Line by line, repeat the data below exactly, beginning at the first line and ending at the line with "x_ticks = [0, 5, 10]". Omit pictures.

* Begin *

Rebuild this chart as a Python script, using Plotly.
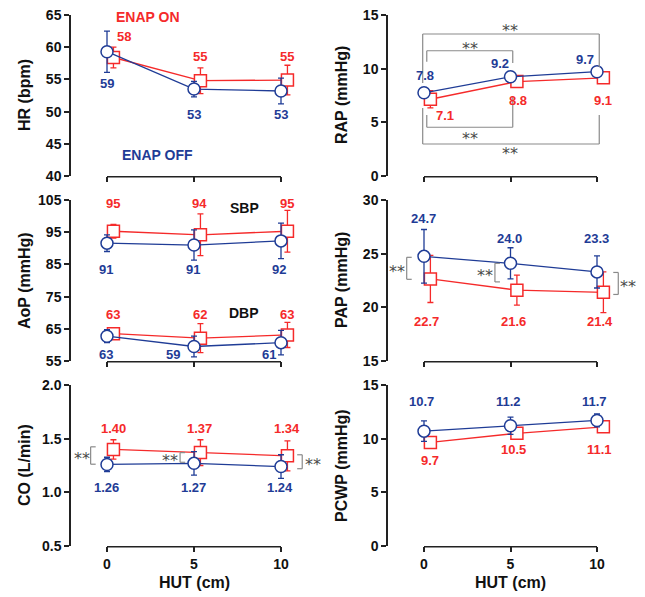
import plotly.graph_objects as go

# ---------------- data ----------------
hut_cm = [0, 5, 10]
x_ticks = [0, 5, 10]

hr_off = [59.3, 53.5, 53.2]
hr_off_sd = [3.2, 1.2, 2.0]
hr_on = [58.4, 54.8, 54.9]
hr_on_sd = [1.6, 2.0, 2.3]
hr_off_lbl = ["59", "53", "53"]
hr_on_lbl = ["58", "55", "55"]

rap_off = [7.75, 9.24, 9.72]
rap_off_sd = [0.3, 0.3, 0.3]
rap_on = [7.15, 8.8, 9.15]
rap_on_sd = [0.8, 0.5, 0.3]
rap_off_lbl = ["7.8", "9.2", "9.7"]
rap_on_lbl = ["7.1", "8.8", "9.1"]

sbp_off = [91.6, 91.0, 92.3]
sbp_off_sd = [2.6, 4.7, 5.5]
sbp_on = [95.3, 94.2, 95.3]
sbp_on_sd = [2.1, 6.5, 6.5]
sbp_off_lbl = ["91", "91", "92"]
sbp_on_lbl = ["95", "94", "95"]

dbp_off = [62.7, 59.5, 60.7]
dbp_off_sd = [2.0, 3.2, 3.8]
dbp_on = [63.5, 62.1, 63.1]
dbp_on_sd = [1.8, 4.5, 3.9]
dbp_off_lbl = ["63", "59", "61"]
dbp_on_lbl = ["63", "62", "63"]

pap_off = [24.75, 24.1, 23.3]
pap_off_sd = [2.5, 1.45, 1.5]
pap_on = [22.65, 21.6, 21.4]
pap_on_sd = [2.2, 1.4, 1.9]
pap_off_lbl = ["24.7", "24.0", "23.3"]
pap_on_lbl = ["22.7", "21.6", "21.4"]

co_off = [1.26, 1.27, 1.24]
co_off_sd = [0.067, 0.11, 0.11]
co_on = [1.40, 1.37, 1.34]
co_on_sd = [0.09, 0.12, 0.14]
co_off_lbl = ["1.26", "1.27", "1.24"]
co_on_lbl = ["1.40", "1.37", "1.34"]

pcwp_off = [10.7, 11.2, 11.7]
pcwp_off_sd = [0.95, 0.8, 0.6]
pcwp_on = [9.65, 10.5, 11.1]
pcwp_on_sd = [0.4, 0.4, 0.4]
pcwp_off_lbl = ["10.7", "11.2", "11.7"]
pcwp_on_lbl = ["9.7", "10.5", "11.1"]

# ---------------- style ----------------
BLUE = "#1f3c96"
RED = "#f52a2a"
AXC = "#222222"
GRAY = "#8a8a8a"
STAR = "#4a4a4a"
FONT = "Liberation Sans, Arial, sans-serif"
ON_SHIFT = 0.37
OFF = 8            # page (body) offset of the figure in the browser
W, H = 637, 589


def fx(p):
    return (p - OFF) / W


def fy(p):
    return 1 - (p - OFF) / H


fig = go.Figure()


def add_pair(n, off, off_sd, on, on_sd):
    xa = "x" if n == 1 else f"x{n}"
    ya = "y" if n == 1 else f"y{n}"
    fig.add_trace(go.Scatter(
        x=[v + ON_SHIFT for v in hut_cm], y=on, xaxis=xa, yaxis=ya,
        mode="lines+markers", showlegend=False, cliponaxis=False,
        line=dict(color=RED, width=1.3),
        marker=dict(symbol="square", size=12, color="white",
                    line=dict(color=RED, width=1.5)),
        error_y=dict(type="data", array=on_sd, color=RED, thickness=1.3, width=3)))
    fig.add_trace(go.Scatter(
        x=hut_cm, y=off, xaxis=xa, yaxis=ya,
        mode="lines+markers", showlegend=False, cliponaxis=False,
        line=dict(color=BLUE, width=1.3),
        marker=dict(symbol="circle", size=12, color="white",
                    line=dict(color=BLUE, width=1.5)),
        error_y=dict(type="data", array=off_sd, color=BLUE, thickness=1.3, width=3)))


add_pair(1, hr_off, hr_off_sd, hr_on, hr_on_sd)
add_pair(2, rap_off, rap_off_sd, rap_on, rap_on_sd)
add_pair(3, sbp_off, sbp_off_sd, sbp_on, sbp_on_sd)
add_pair(3, dbp_off, dbp_off_sd, dbp_on, dbp_on_sd)
add_pair(4, pap_off, pap_off_sd, pap_on, pap_on_sd)
add_pair(5, co_off, co_off_sd, co_on, co_on_sd)
add_pair(6, pcwp_off, pcwp_off_sd, pcwp_on, pcwp_on_sd)

# ---------------- axes ----------------
left_dom = [fx(71), fx(325)]
right_dom = [fx(388), fx(640)]
rows = [[fy(176), fy(15)], [fy(361), fy(200)], [fy(546), fy(385)]]
left_rng = [-36 / 17.4, (325 - 107) / 17.4]
right_rng = [-36 / 17.3, (640 - 424) / 17.3]

yspecs = {
    1: dict(range=[40, 65], tickvals=[40, 45, 50, 55, 60, 65]),
    2: dict(range=[0, 15], tickvals=[0, 5, 10, 15]),
    3: dict(range=[55, 105], tickvals=[55, 65, 75, 85, 95, 105]),
    4: dict(range=[15, 30], tickvals=[15, 20, 25, 30]),
    5: dict(range=[0.5, 2.0], tickvals=[0.5, 1.0, 1.5, 2.0], tickformat=".1f"),
    6: dict(range=[0, 15], tickvals=[0, 5, 10, 15]),
}
tickfont = dict(family=FONT, size=14, color="#111111", weight="bold")

layout_axes = {}
for n in range(1, 7):
    col = 0 if n % 2 == 1 else 1
    row = (n - 1) // 2
    xk = "xaxis" if n == 1 else f"xaxis{n}"
    yk = "yaxis" if n == 1 else f"yaxis{n}"
    ya = "y" if n == 1 else f"y{n}"
    xa = "x" if n == 1 else f"x{n}"
    layout_axes[xk] = dict(
        domain=left_dom if col == 0 else right_dom,
        range=left_rng if col == 0 else right_rng,
        anchor=ya, tickvals=x_ticks, ticks="outside", ticklen=5,
        tickwidth=1.5, tickcolor=AXC, showline=False, showgrid=False,
        zeroline=False, showticklabels=(row == 2), tickfont=tickfont,
        fixedrange=True, automargin=False, ticklabeloverflow="allow")
    layout_axes[yk] = dict(
        domain=rows[row], anchor=xa, ticks="outside", ticklen=5,
        tickwidth=1.5, tickcolor=AXC, showline=True, linewidth=1.5,
        linecolor=AXC, showgrid=False, zeroline=False, tickfont=tickfont,
        fixedrange=True, automargin=False, ticklabeloverflow="allow",
        **yspecs[n])

fig.update_layout(**layout_axes)

shapes = []
annotations = []

# x-axis lines spanning only 0..10
for n in range(1, 7):
    xa = "x" if n == 1 else f"x{n}"
    ya = "y" if n == 1 else f"y{n}"
    shapes.append(dict(type="line", xref=xa, yref=f"{ya} domain", x0=0, x1=10,
                       y0=-0.004, y1=-0.004, line=dict(color=AXC, width=1.5)))


def lbl(n, xs, ys, texts, color, size=13):
    xa = "x" if n == 1 else f"x{n}"
    ya = "y" if n == 1 else f"y{n}"
    for xx, yy, t in zip(xs, ys, texts):
        annotations.append(dict(x=xx, y=yy, xref=xa, yref=ya, text=f"<b>{t}</b>",
                                showarrow=False, font=dict(family=FONT, size=size, color=color),
                                xanchor="center", yanchor="middle"))


# value labels
lbl(1, [0.98, 5.34, 10.34], [61.6, 58.6, 58.6], hr_on_lbl, RED)
lbl(1, [0.0, 5.0, 10.0], [54.3, 49.6, 49.6], hr_off_lbl, BLUE)
lbl(1, [2.36], [64.7], ["ENAP ON"], RED, 14)
lbl(1, [2.93], [43.3], ["ENAP OFF"], BLUE, 14)

lbl(2, [0.06, 4.39, 9.31], [9.35, 10.5, 10.87], rap_off_lbl, BLUE)
lbl(2, [1.21, 5.45, 10.36], [5.62, 7.08, 7.08], rap_on_lbl, RED)

lbl(3, [0.33, 5.34, 10.36], [104.0] * 3, sbp_on_lbl, RED)
lbl(3, [-0.06, 4.92, 9.9], [83.3] * 3, sbp_off_lbl, BLUE)
lbl(3, [0.33, 5.34, 10.36], [69.3] * 3, dbp_on_lbl, RED)
lbl(3, [-0.06, 3.81, 9.33], [57.1] * 3, dbp_off_lbl, BLUE)
lbl(3, [7.89], [102.4], ["SBP"], "#111111", 14)
lbl(3, [7.89], [69.8], ["DBP"], "#111111", 14)

lbl(4, [-0.04, 4.97, 9.98], [28.29, 26.43, 26.43], pap_off_lbl, BLUE)
lbl(4, [0.15, 5.16, 10.17], [18.66] * 3, pap_on_lbl, RED)

lbl(5, [0.36, 5.34, 10.33], [1.596] * 3, co_on_lbl, RED)
lbl(5, [-0.02, 4.96, 9.94], [1.047] * 3, co_off_lbl, BLUE)

lbl(6, [-0.13, 4.87, 9.88], [13.45] * 3, pcwp_off_lbl, BLUE)
lbl(6, [0.35, 5.2, 10.17], [8.01, 9.0, 9.0], pcwp_on_lbl, RED)


def stars(n, x, y):
    xa = "x" if n == 1 else f"x{n}"
    ya = "y" if n == 1 else f"y{n}"
    annotations.append(dict(x=x, y=y, xref=xa, yref=ya, text="**", showarrow=False,
                            font=dict(family="DejaVu Sans", size=16, color=STAR),
                            xanchor="center", yanchor="middle", yshift=-3))


def seg(n, x0, y0, x1, y1):
    xa = "x" if n == 1 else f"x{n}"
    ya = "y" if n == 1 else f"y{n}"
    shapes.append(dict(type="line", xref=xa, yref=ya, x0=x0, y0=y0, x1=x1, y1=y1,
                       line=dict(color=GRAY, width=1.2)))


def vbracket(n, x, ytop, ybot, tick):
    seg(n, x, ytop, x, ybot)
    seg(n, x, ytop, x + tick, ytop)
    seg(n, x, ybot, x + tick, ybot)


# RAP comparison brackets
seg(2, -0.075, 13.23, 10.13, 13.23)
seg(2, -0.075, 13.23, -0.075, 8.66)
seg(2, 10.13, 13.23, 10.13, 10.16)
stars(2, 4.97, 13.85)
seg(2, 0.16, 11.67, 5.13, 11.67)
seg(2, 0.16, 11.67, 0.16, 10.65)
seg(2, 5.13, 11.67, 5.13, 10.53)
stars(2, 2.66, 12.2)
seg(2, 0.16, 4.54, 5.13, 4.54)
seg(2, 0.16, 4.54, 0.16, 5.68)
seg(2, 5.13, 4.54, 5.13, 7.39)
stars(2, 2.66, 3.82)
seg(2, -0.075, 2.98, 10.13, 2.98)
seg(2, -0.075, 2.98, -0.075, 6.34)
seg(2, 10.13, 2.98, 10.13, 5.68)
stars(2, 4.97, 2.36)

# PAP ENAP on/off brackets
vbracket(4, -1.0, 24.66, 22.61, 0.29)
stars(4, -1.58, 23.65)
vbracket(4, 4.1, 24.1, 22.37, 0.29)
stars(4, 3.53, 23.25)
vbracket(4, 11.23, 23.25, 21.2, -0.29)
stars(4, 11.82, 22.2)

# CO ENAP on/off brackets
vbracket(5, -0.94, 1.424, 1.262, 0.29)
stars(5, -1.45, 1.34)
vbracket(5, 4.2, 1.37, 1.28, 0.29)
stars(5, 3.62, 1.32)
vbracket(5, 11.22, 1.35, 1.22, -0.29)
stars(5, 11.85, 1.285)

# axis titles
ytitles = {1: "HR (bpm)", 2: "RAP (mmHg)", 3: "AoP (mmHg)",
           4: "PAP (mmHg)", 5: "CO (L/min)", 6: "PCWP (mmHg)"}
for n, t in ytitles.items():
    ya = "y" if n == 1 else f"y{n}"
    xp = fx(24.5) if n % 2 == 1 else fx(341.5)
    annotations.append(dict(x=xp, y=0.5, xref="paper", yref=f"{ya} domain",
                            text=f"<b>{t}</b>", textangle=-90, showarrow=False,
                            font=dict(family=FONT, size=16, color="#111111"),
                            xanchor="center", yanchor="middle"))
for n in (5, 6):
    annotations.append(dict(x=5, y=fy(582), xref=f"x{n}", yref="paper",
                            text="<b>HUT (cm)</b>", showarrow=False,
                            font=dict(family=FONT, size=16, color="#111111"),
                            xanchor="center", yanchor="middle"))

fig.update_layout(
    width=W, height=H, margin=dict(l=0, r=0, t=0, b=0, autoexpand=False),
    paper_bgcolor="white", plot_bgcolor="white",
    shapes=shapes, annotations=annotations, showlegend=False,
    font=dict(family=FONT),
)

fig.write_html("out.html")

* End *

→ **OUTPUT FOR THIS EXERCISE**
Rebuild this chart as a Python script, using Plotly.
import plotly.graph_objects as go

# ---------------- data ----------------
hut_cm = [0, 5, 10]
x_ticks = [0, 5, 10]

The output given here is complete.